Last week I finished ‘Alone in Berlin’, a novel written by Hans Fallada, a German dude, in 1947, right after WWII. It’s vaguely based on a true story about a Fredreichshain couple who wrote anti-Nazi postcards and left them in hundreds of Berlin stairwells for years before being caught and executed in 1942.
I’ve been reading mostly nonfiction lately (much of it about WWII), and I had forgotten about the irreplacable function of fiction to answer the question ‘What was it like?’ The Rise and Fall of the Third Reich might put notches on the timeline, but it takes fiction to really walk you through the daily compromises of life under the Nazis.
The terror of the people who find the postcards is especially palpable. They risked death just by finding an anti-Nazi message in their building. If they leave the card there for someone else to find, they might be accused of distributing the postcards. But if they take it with them, they could be accused of writing it. It’s a moral dilemma for a world without any morals.
The postcard-distribution scheme didn’t come to anything, of course, either in real life or in the novel.
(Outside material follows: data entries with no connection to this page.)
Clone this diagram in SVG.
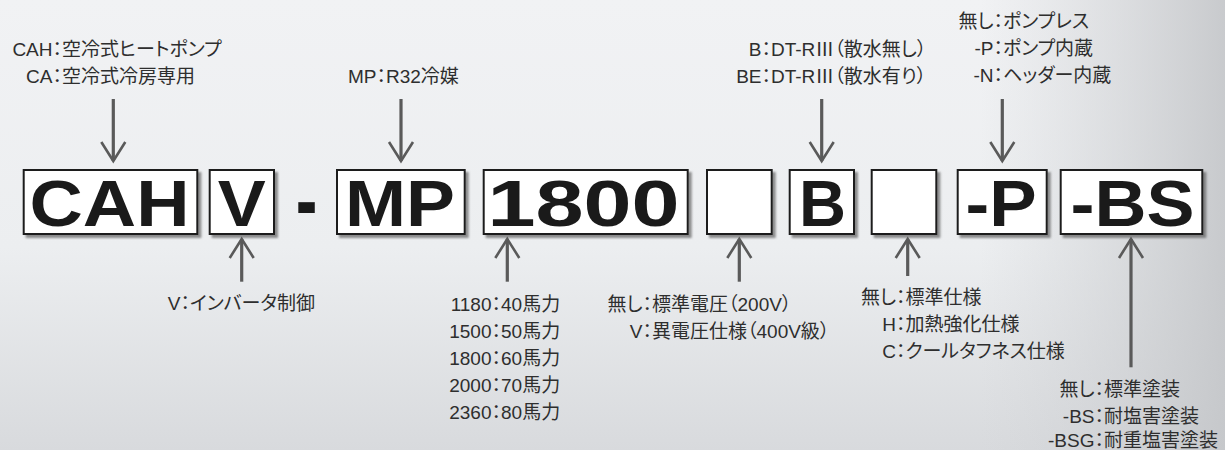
<svg xmlns="http://www.w3.org/2000/svg" width="1225" height="450" viewBox="0 0 1225 450">
<style>
.lbl{font-family:"Liberation Sans","Noto Sans CJK JP",sans-serif;font-size:19px;fill:#2e2e2e;font-feature-settings:"palt"}
.cjk{font-family:"Noto Sans CJK JP",sans-serif}
.big{font-family:"Liberation Sans",Arial,sans-serif;font-weight:bold;font-size:65px;fill:#1a1a1a;text-anchor:middle}
.box{fill:#fff;stroke:#1e1e1e;stroke-width:2;filter:url(#sh)}
.arr{stroke:#5a5a5a;stroke-width:3.2;fill:none;marker-end:url(#ah)}
.e{text-anchor:end}
</style>
<defs>
<linearGradient id="bgv" x1="0" y1="0" x2="0" y2="1">
<stop offset="0" stop-color="#f1f2f4"/>
<stop offset="0.55" stop-color="#eceef0"/>
<stop offset="1" stop-color="#d8dadd"/>
</linearGradient>
<linearGradient id="bgh" x1="0" y1="0" x2="1" y2="0">
<stop offset="0" stop-color="#d0d2d5" stop-opacity="0"/>
<stop offset="0.8" stop-color="#d0d2d5" stop-opacity="0"/>
<stop offset="1" stop-color="#c4c6c9" stop-opacity="0.9"/>
</linearGradient>
<filter id="sh" x="-10%" y="-10%" width="130%" height="130%">
<feDropShadow dx="3" dy="3" stdDeviation="0.8" flood-color="#555" flood-opacity="0.65"/>
</filter>
<marker id="ah" markerUnits="userSpaceOnUse" markerWidth="30" markerHeight="30" viewBox="-22 -15 26 30" refX="0" refY="0" orient="auto">
<path d="M-19,-12 L0,0 L-19,12" fill="none" stroke="#5a5a5a" stroke-width="2.6"/>
</marker>
</defs>
<rect width="1225" height="450" fill="url(#bgv)"/>
<rect width="1225" height="450" fill="url(#bgh)"/>

<g id="connectors">
<line class="arr" x1="113.3" y1="99" x2="113.3" y2="161"/>
<line class="arr" x1="401" y1="99" x2="401" y2="161"/>
<line class="arr" x1="821.7" y1="99" x2="821.7" y2="161"/>
<line class="arr" x1="1002.3" y1="99" x2="1002.3" y2="161"/>
<line class="arr" x1="241.7" y1="281.7" x2="241.7" y2="239"/>
<line class="arr" x1="507.3" y1="281.7" x2="507.3" y2="239"/>
<line class="arr" x1="739.3" y1="281.7" x2="739.3" y2="239"/>
<line class="arr" x1="907.7" y1="276" x2="907.7" y2="239"/>
<line class="arr" x1="1131" y1="367.3" x2="1131" y2="239"/>
</g>

<g id="box-cah"><rect class="box" x="23.7" y="170" width="173.6" height="64"/><text class="big" x="109.5" y="226" textLength="160" lengthAdjust="spacingAndGlyphs">CAH</text></g>
<g id="box-v"><rect class="box" x="209.7" y="170" width="64.3" height="64"/><text class="big" x="241.7" y="226" textLength="48" lengthAdjust="spacingAndGlyphs">V</text></g>
<g id="dash"><text class="big" x="306.7" y="226" transform="translate(0,-85.5) scale(1,1.4)">-</text></g>
<g id="box-mp"><rect class="box" x="337" y="170" width="127.7" height="64"/><text class="big" x="400" y="226" textLength="110" lengthAdjust="spacingAndGlyphs">MP</text></g>
<g id="box-1800"><rect class="box" x="483.7" y="170" width="204" height="64"/><text class="big" x="583.5" y="226" textLength="192" lengthAdjust="spacingAndGlyphs">1800</text></g>
<g id="box-e1"><rect class="box" x="707" y="170" width="64.7" height="64"/></g>
<g id="box-b"><rect class="box" x="789.7" y="170" width="64.3" height="64"/><text class="big" x="822.5" y="226" textLength="47" lengthAdjust="spacingAndGlyphs">B</text></g>
<g id="box-e2"><rect class="box" x="871.7" y="170" width="64.6" height="64"/></g>
<g id="box-p"><rect class="box" x="957.7" y="170" width="89" height="64"/><text class="big" x="1001" y="226" textLength="71" lengthAdjust="spacingAndGlyphs">-P</text></g>
<g id="box-bs"><rect class="box" x="1060.7" y="170" width="141.6" height="64"/><text class="big" x="1132.5" y="226" textLength="124" lengthAdjust="spacingAndGlyphs">-BS</text></g>

<g id="label-cah">
<text class="lbl" y="55.5"><tspan class="e" x="62">CAH：</tspan><tspan x="62">空冷式ヒートポンプ</tspan></text>
<text class="lbl" y="83"><tspan class="e" x="62">CA：</tspan><tspan x="62">空冷式冷房専用</tspan></text>
</g>
<g id="label-mp">
<text class="lbl" y="83"><tspan class="e" x="386">MP：</tspan><tspan x="386">R32冷媒</tspan></text>
</g>
<g id="label-b">
<text class="lbl" y="56"><tspan class="e" x="771">B：</tspan><tspan x="771">DT-R<tspan class="cjk">Ⅲ（散水無し）</tspan></tspan></text>
<text class="lbl" y="83"><tspan class="e" x="771">BE：</tspan><tspan x="771">DT-R<tspan class="cjk">Ⅲ（散水有り）</tspan></tspan></text>
</g>
<g id="label-p">
<text class="lbl" y="28"><tspan class="e" x="1003">無し：</tspan><tspan x="1003">ポンプレス</tspan></text>
<text class="lbl" y="55"><tspan class="e" x="1003">-P：</tspan><tspan x="1003">ポンプ内蔵</tspan></text>
<text class="lbl" y="82"><tspan class="e" x="1003">-N：</tspan><tspan x="1003">ヘッダー内蔵</tspan></text>
</g>
<g id="label-v">
<text class="lbl" y="309.5"><tspan class="e" x="190">V：</tspan><tspan x="190">インバータ制御</tspan></text>
</g>
<g id="label-hp">
<text class="lbl" y="311"><tspan class="e" x="501">1180：</tspan><tspan x="501">40馬力</tspan></text>
<text class="lbl" y="338"><tspan class="e" x="501">1500：</tspan><tspan x="501">50馬力</tspan></text>
<text class="lbl" y="365"><tspan class="e" x="501">1800：</tspan><tspan x="501">60馬力</tspan></text>
<text class="lbl" y="392"><tspan class="e" x="501">2000：</tspan><tspan x="501">70馬力</tspan></text>
<text class="lbl" y="418.5"><tspan class="e" x="501">2360：</tspan><tspan x="501">80馬力</tspan></text>
</g>
<g id="label-volt">
<text class="lbl" y="311"><tspan class="e" x="652">無し：</tspan><tspan x="652">標準電圧（200V）</tspan></text>
<text class="lbl" y="338"><tspan class="e" x="652">V：</tspan><tspan x="652">異電圧仕様（400V級）</tspan></text>
</g>
<g id="label-spec">
<text class="lbl" y="304"><tspan class="e" x="905.5">無し：</tspan><tspan x="905.5">標準仕様</tspan></text>
<text class="lbl" y="331"><tspan class="e" x="905.5">H：</tspan><tspan x="905.5">加熱強化仕様</tspan></text>
<text class="lbl" y="357.5"><tspan class="e" x="905.5">C：</tspan><tspan x="905.5">クールタフネス仕様</tspan></text>
</g>
<g id="label-paint">
<text class="lbl" y="396"><tspan class="e" x="1104">無し：</tspan><tspan x="1104">標準塗装</tspan></text>
<text class="lbl" y="422.5"><tspan class="e" x="1104">-BS：</tspan><tspan x="1104">耐塩害塗装</tspan></text>
<text class="lbl" y="447"><tspan class="e" x="1104">-BSG：</tspan><tspan x="1104">耐重塩害塗装</tspan></text>
</g>
</svg>
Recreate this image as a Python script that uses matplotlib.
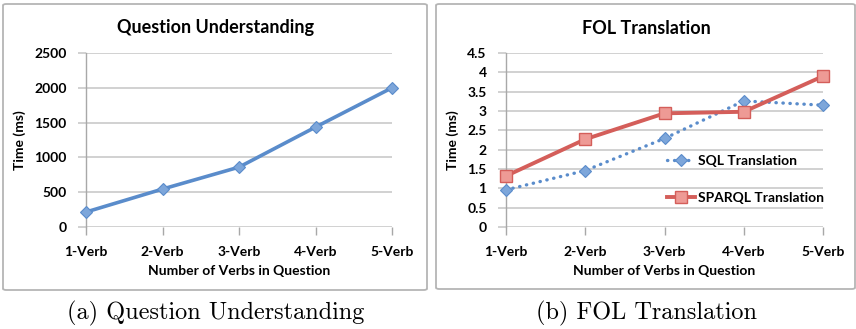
import matplotlib
matplotlib.use("Agg")
import matplotlib.pyplot as plt
from matplotlib.patches import FancyBboxPatch

# Data
categories = ["1-Verb", "2-Verb", "3-Verb", "4-Verb", "5-Verb"]
understanding_ms = [215, 545, 860, 1435, 2000]
sql_ms = [0.96, 1.46, 2.29, 3.26, 3.15]
sparql_ms = [1.32, 2.27, 2.94, 2.98, 3.90]

left_yticks = [0, 500, 1000, 1500, 2000, 2500]
right_yticks = [0, 0.5, 1, 1.5, 2, 2.5, 3, 3.5, 4, 4.5]
right_yticklabels = ["0", "0.5", "1", "1.5", "2", "2.5", "3", "3.5", "4", "4.5"]

W, H = 856, 329
FONT = "Lato"
BLUE = "#5A8CCB"
BLUE_MK = "#7DA6DA"
RED = "#D45E5A"
RED_MK = "#EE9A95"
GRID = "#C9C9C9"
AXIS = "#A8A8A8"

fig = plt.figure(figsize=(W / 100, H / 100), dpi=100)
fig.patch.set_facecolor("white")


def px_rect(x0, x1, y_top, y_bot):
    return [x0 / W, 1 - y_bot / H, (x1 - x0) / W, (y_bot - y_top) / H]


def panel_frame(x0, x1, y_top, y_bot):
    frame = FancyBboxPatch((x0 / W, 1 - y_bot / H), (x1 - x0) / W, (y_bot - y_top) / H,
                           boxstyle="round,pad=0,rounding_size=0.004",
                           transform=fig.transFigure, facecolor="none",
                           edgecolor="#B5B5B5", linewidth=1.3, zorder=-1)
    fig.patches.append(frame)


def bold(labels, size=10):
    for lab in labels:
        lab.set_fontfamily(FONT)
        lab.set_fontweight("bold")
        lab.set_fontsize(size)


def style_axes(ax, yticks, yticklabels, ylim):
    x = list(range(len(categories)))
    ax.set_facecolor("none")
    ax.set_xlim(0, len(categories) - 1)
    ax.set_ylim(*ylim)
    ax.set_xticks(x)
    ax.set_xticklabels(categories)
    ax.set_yticks(yticks)
    ax.set_yticklabels(yticklabels)
    bold(ax.get_xticklabels())
    bold(ax.get_yticklabels())
    for s in ["top", "right", "bottom"]:
        ax.spines[s].set_visible(False)
    ax.spines["left"].set_color(AXIS)
    ax.spines["left"].set_linewidth(1.0)
    ax.grid(axis="y", color=GRID, linewidth=1.2)
    ax.set_axisbelow(True)
    ax.tick_params(axis="x", length=6, color=AXIS, width=1.0, pad=8)
    ax.tick_params(axis="y", length=6, color=GRID, width=1.2, pad=8)
    ax.set_xlabel("Number of Verbs in Question", fontfamily=FONT, fontweight="bold",
                  fontsize=10, labelpad=5)
    ax.set_ylabel("Time (ms)", fontfamily=FONT, fontweight="bold", fontsize=10, labelpad=6)


# Panel frames
panel_frame(3, 427, 4, 290)
panel_frame(436, 855, 4, 289)

# (a) Question Understanding
ax1 = fig.add_axes(px_rect(86, 392, 53, 227))
ax1.plot(range(len(categories)), understanding_ms, color=BLUE, linewidth=2.6,
         marker="D", markersize=6, markerfacecolor=BLUE_MK, markeredgecolor=BLUE,
         markeredgewidth=0.8, clip_on=False, zorder=3)
style_axes(ax1, left_yticks, [str(v) for v in left_yticks], (0, 2500))
fig.text(216 / W, 1 - 28 / H, "Question Understanding", ha="center", va="center",
         fontfamily=FONT, fontweight="bold", fontsize=13)

# (b) FOL Translation
ax2 = fig.add_axes(px_rect(506, 823, 53, 227))
ax2.plot(range(len(categories)), sql_ms, color=BLUE, linewidth=2.4,
         linestyle=(0, (0.1, 2.0)), dash_capstyle="round",
         marker="D", markersize=6, markerfacecolor=BLUE_MK, markeredgecolor=BLUE,
         markeredgewidth=0.8, clip_on=False, zorder=3, label="SQL Translation")
ax2.plot(range(len(categories)), sparql_ms, color=RED, linewidth=2.8,
         marker="s", markersize=8, markerfacecolor=RED_MK, markeredgecolor=RED,
         markeredgewidth=1.0, clip_on=False, zorder=4, label="SPARQL Translation")
style_axes(ax2, right_yticks, right_yticklabels, (0, 4.5))
ax2.legend(loc="upper left", bbox_to_anchor=(667 / W, 1 - 155 / H),
           bbox_transform=fig.transFigure, frameon=False,
           prop={"family": FONT, "weight": "bold", "size": 10},
           handlelength=2.0, handletextpad=0.2, labelspacing=1.8,
           borderpad=0, borderaxespad=0)
fig.text(646 / W, 1 - 28 / H, "FOL Translation", ha="center", va="center",
         fontfamily=FONT, fontweight="bold", fontsize=13)

# Sub-figure captions
fig.text(216 / W, 1 - 313 / H, "(a) Question Understanding", ha="center", va="center",
         fontfamily="cmr10", fontsize=17.5)
fig.text(647 / W, 1 - 313 / H, "(b) FOL Translation", ha="center", va="center",
         fontfamily="cmr10", fontsize=17.5)

fig.savefig("out.png", dpi=100, facecolor="white")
It didn’t galvanize Germans to rise up against their shitty leaders, or open up their eyes to the injustice of their regime. Almost all the postcards were immediately reported to the police and confiscated (after their discoverers were interrogated, of course), and the German couple who devised the scheme were executed without fanfare.
In the book, the protagonist confronts his show-trial defense lawyer:
But the lawyer didn’t leave, and after a long pause he said, ‘Can I ask you what made you do it?’
‘Do what?’ asks Quangel [the postcard writer] cooly, without looking at the elegant lawyer.
‘Write those postcards. They didn’t accomplish anything, and now they’ll cost you your life.’
‘Because I’m stupid. Because I didn’t have any better ideas. Because I thought they would accomplish something, as you put it. That’s why!’
‘And don’t you regret it? Aren’t you sorry to lose your life over a stupid stunt like that?’
Quangel cast a sharp glare at the lawyer, his proud, old, tough bird-glare. ‘At least I stayed decent,’ he said. ‘I didn’t participate.’
The lawyer took a long look at the man sitting there in silence. Then he said, ‘I have to say, I think my colleague who defended your wife was right: You are both mad.’
‘Do you think it’s mad to be willing to pay any price for remaining decent?’
‘You didn’t need the postcards for that’
‘That would have been a kind of tacit agreement. What was your price for turning into such a fine gentleman, trousersand polished fingernails and deceitful concluding speeches? What did you have to pay?’
The lawyer said nothing.
‘You see!’ said Quangel. ‘And you will continue to pay more and more, and maybe one day, like me, you will pay with your life, but you will have done it for your indecency!’
This is the central point of the book: That it wasn’t only the decent who were persecuted, but also those who were insufficiently indecent. The cop investigating the postcard case is sent to prison for not solving the case quickly enough. Prison guards are fired for showing tiny clemency to the prisoners. You can see how, on a societal level, as soon as you roll this particular snowball down the hill, it becomes an avalanche.